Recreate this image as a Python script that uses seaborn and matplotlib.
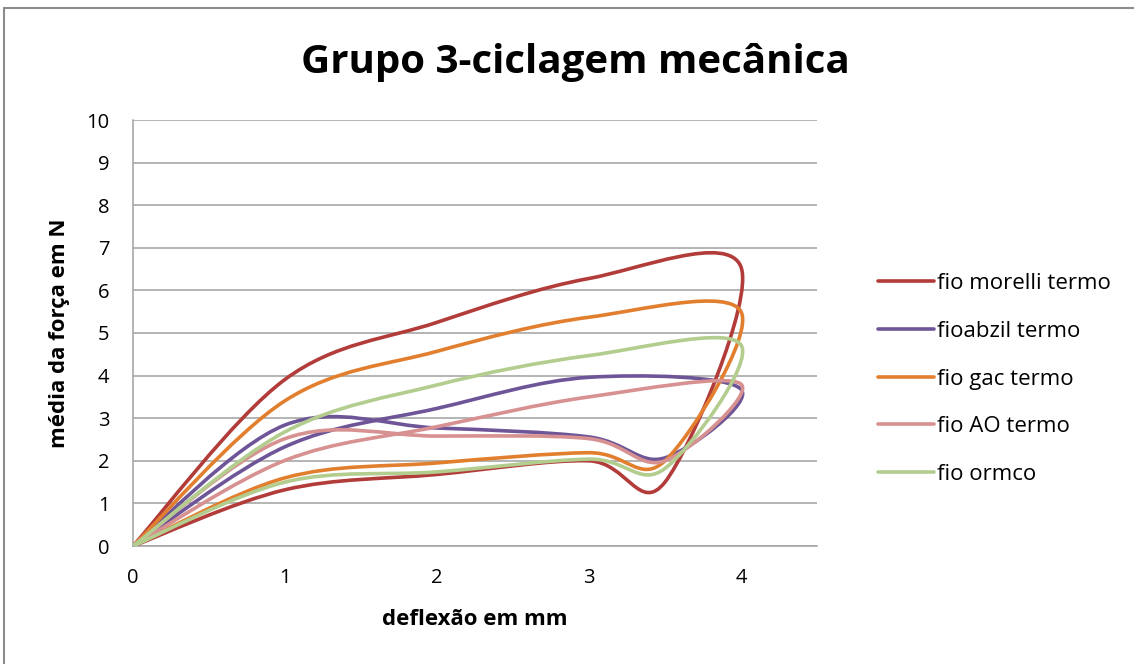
import numpy as np
import pandas as pd
import seaborn as sns
import matplotlib.pyplot as plt
from matplotlib.path import Path
from matplotlib.patches import PathPatch
from matplotlib.lines import Line2D

# deflection sequence: loading 0 -> 4, then back 4 -> 0
deflexao = [0, 1, 2, 3, 4, 3.5, 3, 2, 1, 0]

morelli = [0, 3.91, 5.25, 6.28, 6.55, 1.50, 2.00, 1.68, 1.32, 0]
abzil = [0, 2.33, 3.23, 3.96, 3.68, 2.07, 2.56, 2.77, 2.84, 0]
gac = [0, 3.41, 4.57, 5.37, 5.50, 2.00, 2.19, 1.95, 1.60, 0]
ao = [0, 2.01, 2.80, 3.50, 3.80, 2.00, 2.52, 2.58, 2.52, 0]
ormco = [0, 2.68, 3.78, 4.47, 4.72, 1.82, 2.04, 1.74, 1.50, 0]

series_names = ["fio morelli termo", "fioabzil termo", "fio gac termo",
                "fio AO termo", "fio ormco"]
series_vals = [morelli, abzil, gac, ao, ormco]
colors = ["#B23C39", "#6E5598", "#E27F2F", "#D69190", "#B3CD8F"]

df = pd.DataFrame({"x": deflexao * 5,
                   "y": sum(series_vals, []),
                   "fio": np.repeat(series_names, len(deflexao))})

sns.set_style("white")
plt.rcParams['font.family'] = ['Open Sans', 'DejaVu Sans']
plt.rcParams['text.color'] = 'black'
plt.rcParams['axes.labelcolor'] = 'black'

fig = plt.figure(figsize=(11.34, 6.64), dpi=100)
ax = fig.add_axes([133/1134, 1-546/664, 684/1134, 426/664])


def smooth_path(xs, ys):
    # Excel-like smoothed line: cubic bezier through every point
    pts = np.column_stack([xs, ys]).astype(float)
    n = len(pts)
    verts = [pts[0]]
    codes = [Path.MOVETO]
    for i in range(n - 1):
        p0 = pts[i - 1] if i > 0 else pts[i]
        p1, p2 = pts[i], pts[i + 1]
        p3 = pts[i + 2] if i + 2 < n else pts[i + 1]
        verts += [p1 + (p2 - p0) / 6, p2 - (p3 - p1) / 6, p2]
        codes += [Path.CURVE4] * 3
    return Path(verts, codes)


handles = []
for k, (name, col) in enumerate(zip(series_names, colors)):
    d = df[df.fio == name]
    path = smooth_path(d.x.values, d.y.values)
    ax.add_patch(PathPatch(path, facecolor="none", edgecolor=col, lw=2.6,
                           capstyle="round", joinstyle="round", zorder=3 + k))
    handles.append(Line2D([], [], color=col, lw=2.6, label=name))

ax.set_xlim(0, 4.5)
ax.set_ylim(0, 10)
ax.set_xticks([0, 1, 2, 3, 4])
ax.set_yticks(range(11))
ax.yaxis.grid(True, color="#A0A0A0", lw=1.1)
ax.xaxis.grid(False)
for s in ["top", "right"]:
    ax.spines[s].set_visible(False)
for s in ["left", "bottom"]:
    ax.spines[s].set_color("#A0A0A0")
    ax.spines[s].set_linewidth(1.1)
ax.tick_params(axis="both", length=0, labelsize=14.5, colors="black")
ax.tick_params(axis="x", pad=16)
ax.tick_params(axis="y", pad=17)

ax.set_xlabel("deflexão em mm", fontsize=16, fontweight="bold", labelpad=15)
ax.set_ylabel("média da força em N", fontsize=16, fontweight="bold", labelpad=12)

fig.text(575/1134, 1-62/664, "Grupo 3-ciclagem mecânica", fontsize=29,
         fontweight="bold", ha="center", va="center")

fig.legend(handles=handles, loc="center left",
           bbox_to_anchor=(858/1134, 1-379/664), frameon=False,
           fontsize=16, handlelength=2.5, handletextpad=0.15,
           labelspacing=1.2)

# outer chart border (top and left only visible)
fig.add_artist(Line2D([4/1134, 1], [1-8/664, 1-8/664], color="#8C8C8C",
                      lw=1.5, transform=fig.transFigure))
fig.add_artist(Line2D([4/1134, 4/1134], [0, 1-8/664], color="#8C8C8C",
                      lw=1.5, transform=fig.transFigure))

fig.savefig("out.png", dpi=100, facecolor="white")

#### Exercise objective:
Restate the data word for word from its first line through the line with "from matplotlib.lines import Line2D", leaving out any picture along the way.

#### The response:
Recreate this image as a Python script that uses seaborn and matplotlib.
import numpy as np
import pandas as pd
import seaborn as sns
import matplotlib.pyplot as plt
from matplotlib.path import Path
from matplotlib.patches import PathPatch
from matplotlib.lines import Line2D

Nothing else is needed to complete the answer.